Starting at the first line of the listing below, repeat each line exactly until the line containing "const A_HUVEC_SD = [0.08, 0.237, 0.18, 0.068];", which you include. Leave out pictures.

★ ★ ★ ★ ★

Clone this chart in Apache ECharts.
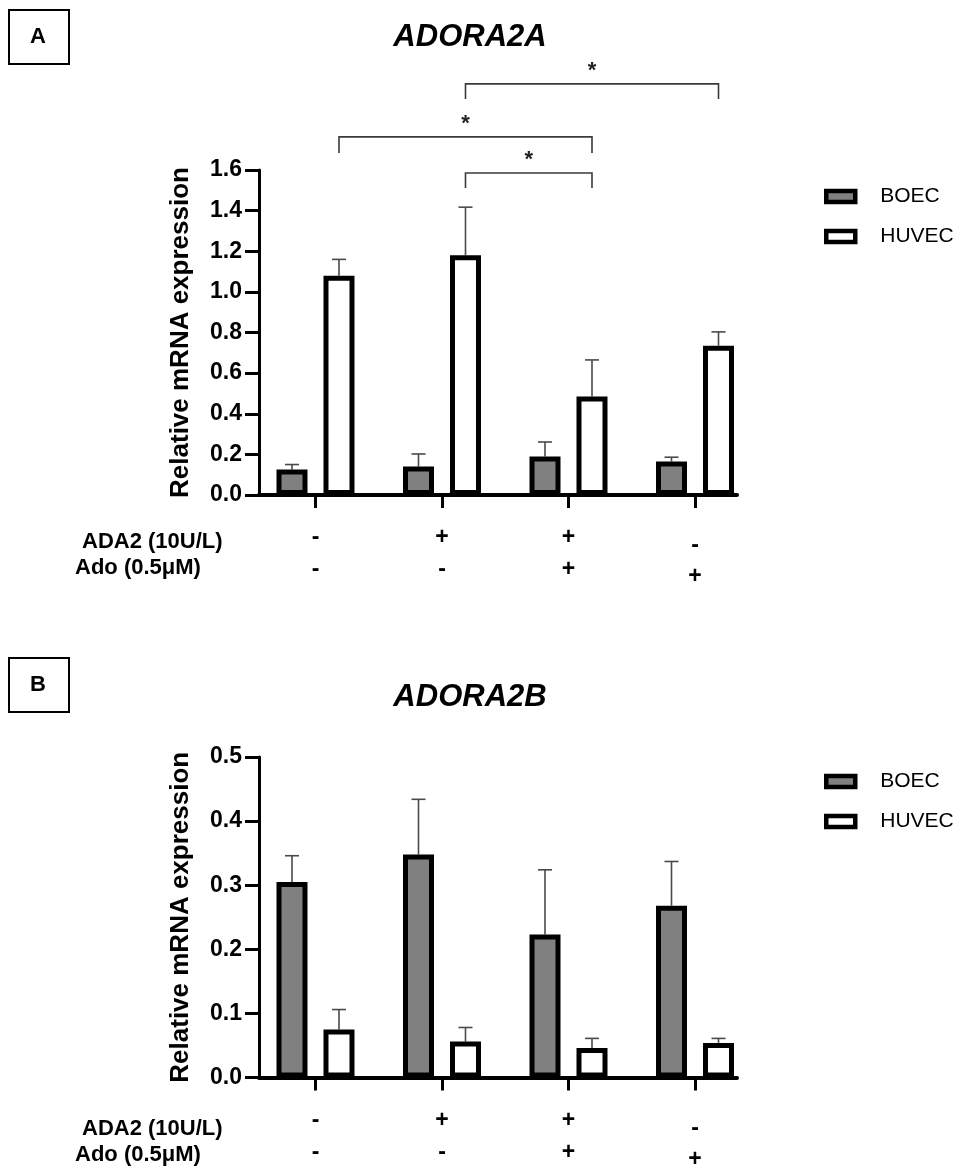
<!DOCTYPE html>
<html>
<head>
<meta charset="utf-8">
<script src="https://cdn.jsdelivr.net/npm/echarts@6/dist/echarts.min.js"></script>
<style>
  html, body { margin: 0; padding: 0; background: #ffffff; }
  #chart { width: 968px; height: 1171px; }
</style>
</head>
<body>
<div id="chart"></div>
<script>
// ---- data ----
const GROUPS = [0, 1, 2, 3];                 // treatment conditions
const ADA2_ROW = ['-', '+', '+', '-'];       // ADA2 (10U/L) present?
const ADO_ROW = ['-', '-', '+', '+'];        // Ado (0.5μM) present?
const ROW_NAMES = ['ADA2 (10U/L)', 'Ado (0.5μM)'];
const SERIES_NAMES = ['BOEC', 'HUVEC'];
const PANEL_LETTERS = ['A', 'B'];
const PANEL_TITLES = ['ADORA2A', 'ADORA2B'];
const Y_NAME = 'Relative mRNA expression';

// ADORA2A: mean and upper SD
const A_BOEC = [0.125, 0.14, 0.19, 0.165];
const A_BOEC_SD = [0.025, 0.062, 0.071, 0.021];
const A_HUVEC = [1.08, 1.18, 0.485, 0.735];
const A_HUVEC_SD = [0.08, 0.237, 0.18, 0.068];

// ADORA2B: mean and upper SD
const B_BOEC = [0.305, 0.348, 0.223, 0.268];
const B_BOEC_SD = [0.041, 0.086, 0.101, 0.069];
const B_HUVEC = [0.075, 0.056, 0.046, 0.054];
const B_HUVEC_SD = [0.031, 0.022, 0.015, 0.007];

// y axis ranges
const A_Y = { min: 0, max: 1.6, interval: 0.2 };
const B_Y = { min: 0, max: 0.5, interval: 0.1 };

// significant HUVEC comparisons in ADORA2A (group pairs)
const A_SIG_PAIRS = [[1, 3], [0, 2], [1, 2]];
const SIG_MARK = '*';

// ---- styling / layout ----
const FONT = '"Liberation Sans", Arial, sans-serif';
const BAR_W = 31;
const BAR_GAP = 0.516;
const SHIFT = BAR_W * (1 + BAR_GAP) / 2;   // half distance between the two bar centres
const GRID_LEFT = 259, GRID_W = 478;
const PANELS = [
  { top: 170, height: 325, y: A_Y, boec: A_BOEC, boecSd: A_BOEC_SD, huvec: A_HUVEC, huvecSd: A_HUVEC_SD,
    boxTop: 9, titleY: 37, legendTop: 181 },
  { top: 757, height: 325, y: B_Y, boec: B_BOEC, boecSd: B_BOEC_SD, huvec: B_HUVEC, huvecSd: B_HUVEC_SD,
    boxTop: 657, titleY: 697, legendTop: 766 }
];
// bracket levels for the ADORA2A comparisons: [crossbar, leg end]
const BRACKET_LEVELS = [[2.024, 1.95], [1.763, 1.684], [1.585, 1.512]];

const chart = echarts.init(document.getElementById('chart'), null, { renderer: 'canvas' });

const grids = [], xAxes = [], yAxes = [], series = [], legends = [], graphics = [];

function errorBarSeries(idx, means, sds, shift) {
  return {
    type: 'custom',
    xAxisIndex: idx, yAxisIndex: idx,
    z: 1,
    silent: true,
    data: GROUPS.map(g => [g, means[g], sds[g]]),
    encode: { x: 0, y: 1 },
    renderItem: (params, api) => {
      const g = api.value(0), m = api.value(1), s = api.value(2);
      const base = api.coord([g, m]);
      const top = api.coord([g, m + s]);
      const cx = base[0] + shift;
      const st = { stroke: '#4a4a4a', lineWidth: 1.6 };
      return {
        type: 'group',
        children: [
          { type: 'line', shape: { x1: cx, y1: base[1], x2: cx, y2: top[1] }, style: st },
          { type: 'line', shape: { x1: cx - 7, y1: top[1], x2: cx + 7, y2: top[1] }, style: st }
        ]
      };
    }
  };
}

PANELS.forEach((p, i) => {
  grids.push({ left: GRID_LEFT, top: p.top, width: GRID_W, height: p.height, containLabel: false });

  xAxes.push({
    type: 'value', gridIndex: i,
    min: -0.4466, max: 3.332,
    axisLine: { show: true, onZero: false, lineStyle: { color: '#000', width: 4 } },
    axisTick: { show: true, customValues: GROUPS, length: 13, lineStyle: { color: '#000', width: 3 } },
    splitLine: { show: false },
    axisLabel: {
      customValues: GROUPS,
      margin: 27,
      formatter: (v) => {
        const g = Math.round(v);
        if (g < 3) return '{p|' + ADA2_ROW[g] + '}\n{p|' + ADO_ROW[g] + '}';
        return '{q|' + ADA2_ROW[g] + '}\n{r|' + ADO_ROW[g] + '}';
      },
      rich: {
        p: { fontFamily: FONT, fontWeight: 'bold', fontSize: 23, color: '#000', lineHeight: 32 },
        q: { fontFamily: FONT, fontWeight: 'bold', fontSize: 23, color: '#000', lineHeight: 48 },
        r: { fontFamily: FONT, fontWeight: 'bold', fontSize: 23, color: '#000', lineHeight: 14 }
      }
    }
  });

  yAxes.push({
    type: 'value', gridIndex: i,
    min: p.y.min, max: p.y.max, interval: p.y.interval,
    name: Y_NAME, nameLocation: 'middle', nameGap: 65,
    nameTextStyle: { fontFamily: FONT, fontWeight: 'bold', fontSize: 26, color: '#000' },
    axisLine: { show: true, onZero: false, lineStyle: { color: '#000', width: 3 } },
    axisTick: { show: true, length: 14, lineStyle: { color: '#000', width: 3 } },
    splitLine: { show: false },
    axisLabel: {
      margin: 17, color: '#000', fontFamily: FONT, fontWeight: 'bold', fontSize: 23,
      formatter: (v) => v.toFixed(1)
    }
  });

  series.push(errorBarSeries(i, p.boec, p.boecSd, -SHIFT));
  series.push(errorBarSeries(i, p.huvec, p.huvecSd, SHIFT));

  series.push({
    type: 'bar', name: SERIES_NAMES[0], xAxisIndex: i, yAxisIndex: i, z: 3,
    data: GROUPS.map(g => [g, p.boec[g]]),
    barWidth: BAR_W, barGap: (BAR_GAP * 100) + '%',
    itemStyle: { color: '#808080', borderColor: '#000', borderWidth: 5 },
    emphasis: { disabled: true }
  });
  series.push({
    type: 'bar', name: SERIES_NAMES[1], xAxisIndex: i, yAxisIndex: i, z: 3,
    data: GROUPS.map(g => [g, p.huvec[g]]),
    barWidth: BAR_W, barGap: (BAR_GAP * 100) + '%',
    itemStyle: { color: '#ffffff', borderColor: '#000', borderWidth: 5 },
    emphasis: { disabled: true }
  });

  legends.push({
    data: SERIES_NAMES, orient: 'vertical', left: 819, top: p.legendTop,
    icon: 'rect', itemWidth: 29, itemHeight: 11, itemGap: 19,
    itemStyle: { borderColor: '#000', borderWidth: 4.5 },
    textStyle: { fontFamily: FONT, fontSize: 21, color: '#000', padding: [0, 0, 0, 20] },
    selectedMode: false
  });

  // panel letter box
  graphics.push({
    type: 'rect', left: 8, top: p.boxTop, shape: { width: 60, height: 54 },
    style: { fill: '#fff', stroke: '#000', lineWidth: 2 }
  });
  graphics.push({
    type: 'text', x: 38, y: p.boxTop + 28,
    style: { text: PANEL_LETTERS[i], fontFamily: FONT, fontWeight: 'bold', fontSize: 22,
             fill: '#000', align: 'center', verticalAlign: 'middle' }
  });
  // panel title
  graphics.push({
    type: 'text', x: 470, y: p.titleY,
    style: { text: PANEL_TITLES[i], fontFamily: FONT, fontWeight: 'bold', fontStyle: 'italic', fontSize: 31,
             fill: '#000', align: 'center', verticalAlign: 'middle' }
  });
  // treatment row names
  const axisY = p.top + p.height;
  graphics.push({
    type: 'text', x: 82, y: axisY + 47,
    style: { text: ROW_NAMES[0], fontFamily: FONT, fontWeight: 'bold', fontSize: 22,
             fill: '#000', align: 'left', verticalAlign: 'middle' }
  });
  graphics.push({
    type: 'text', x: 75, y: axisY + 73,
    style: { text: ROW_NAMES[1], fontFamily: FONT, fontWeight: 'bold', fontSize: 22,
             fill: '#000', align: 'left', verticalAlign: 'middle' }
  });
});

// significance brackets between HUVEC bars (ADORA2A)
series.push({
  type: 'custom',
  xAxisIndex: 0, yAxisIndex: 0,
  clip: false, silent: true, z: 5,
  data: A_SIG_PAIRS.map((pr, k) => [pr[0], pr[1], k]),
  encode: { x: [0, 1] },
  renderItem: (params, api) => {
    const g1 = api.value(0), g2 = api.value(1), k = api.value(2);
    const lv = BRACKET_LEVELS[k];
    const a = api.coord([g1, lv[0]]), b = api.coord([g2, lv[0]]);
    const legY = api.coord([g1, lv[1]])[1];
    const x1 = a[0] + SHIFT, x2 = b[0] + SHIFT;
    return {
      type: 'group',
      children: [
        { type: 'polyline', shape: { points: [[x1, legY], [x1, a[1]], [x2, a[1]], [x2, legY]] },
          style: { stroke: '#3a3a3a', lineWidth: 1.6, fill: null } },
        { type: 'text', x: (x1 + x2) / 2, y: a[1] - 13,
          style: { text: SIG_MARK, fontFamily: FONT, fontWeight: 'bold', fontSize: 22, fill: '#222',
                   align: 'center', verticalAlign: 'middle' } }
      ]
    };
  }
});

chart.setOption({
  animation: false,
  backgroundColor: '#ffffff',
  grid: grids,
  xAxis: xAxes,
  yAxis: yAxes,
  legend: legends,
  series: series,
  graphic: { elements: graphics }
});
</script>
</body>
</html>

★ ★ ★ ★ ★

Complete answer
Clone this chart in Apache ECharts.
<!DOCTYPE html>
<html>
<head>
<meta charset="utf-8">
<script src="https://cdn.jsdelivr.net/npm/echarts@6/dist/echarts.min.js"></script>
<style>
  html, body { margin: 0; padding: 0; background: #ffffff; }
  #chart { width: 968px; height: 1171px; }
</style>
</head>
<body>
<div id="chart"></div>
<script>
// ---- data ----
const GROUPS = [0, 1, 2, 3];                 // treatment conditions
const ADA2_ROW = ['-', '+', '+', '-'];       // ADA2 (10U/L) present?
const ADO_ROW = ['-', '-', '+', '+'];        // Ado (0.5μM) present?
const ROW_NAMES = ['ADA2 (10U/L)', 'Ado (0.5μM)'];
const SERIES_NAMES = ['BOEC', 'HUVEC'];
const PANEL_LETTERS = ['A', 'B'];
const PANEL_TITLES = ['ADORA2A', 'ADORA2B'];
const Y_NAME = 'Relative mRNA expression';

// ADORA2A: mean and upper SD
const A_BOEC = [0.125, 0.14, 0.19, 0.165];
const A_BOEC_SD = [0.025, 0.062, 0.071, 0.021];
const A_HUVEC = [1.08, 1.18, 0.485, 0.735];
const A_HUVEC_SD = [0.08, 0.237, 0.18, 0.068];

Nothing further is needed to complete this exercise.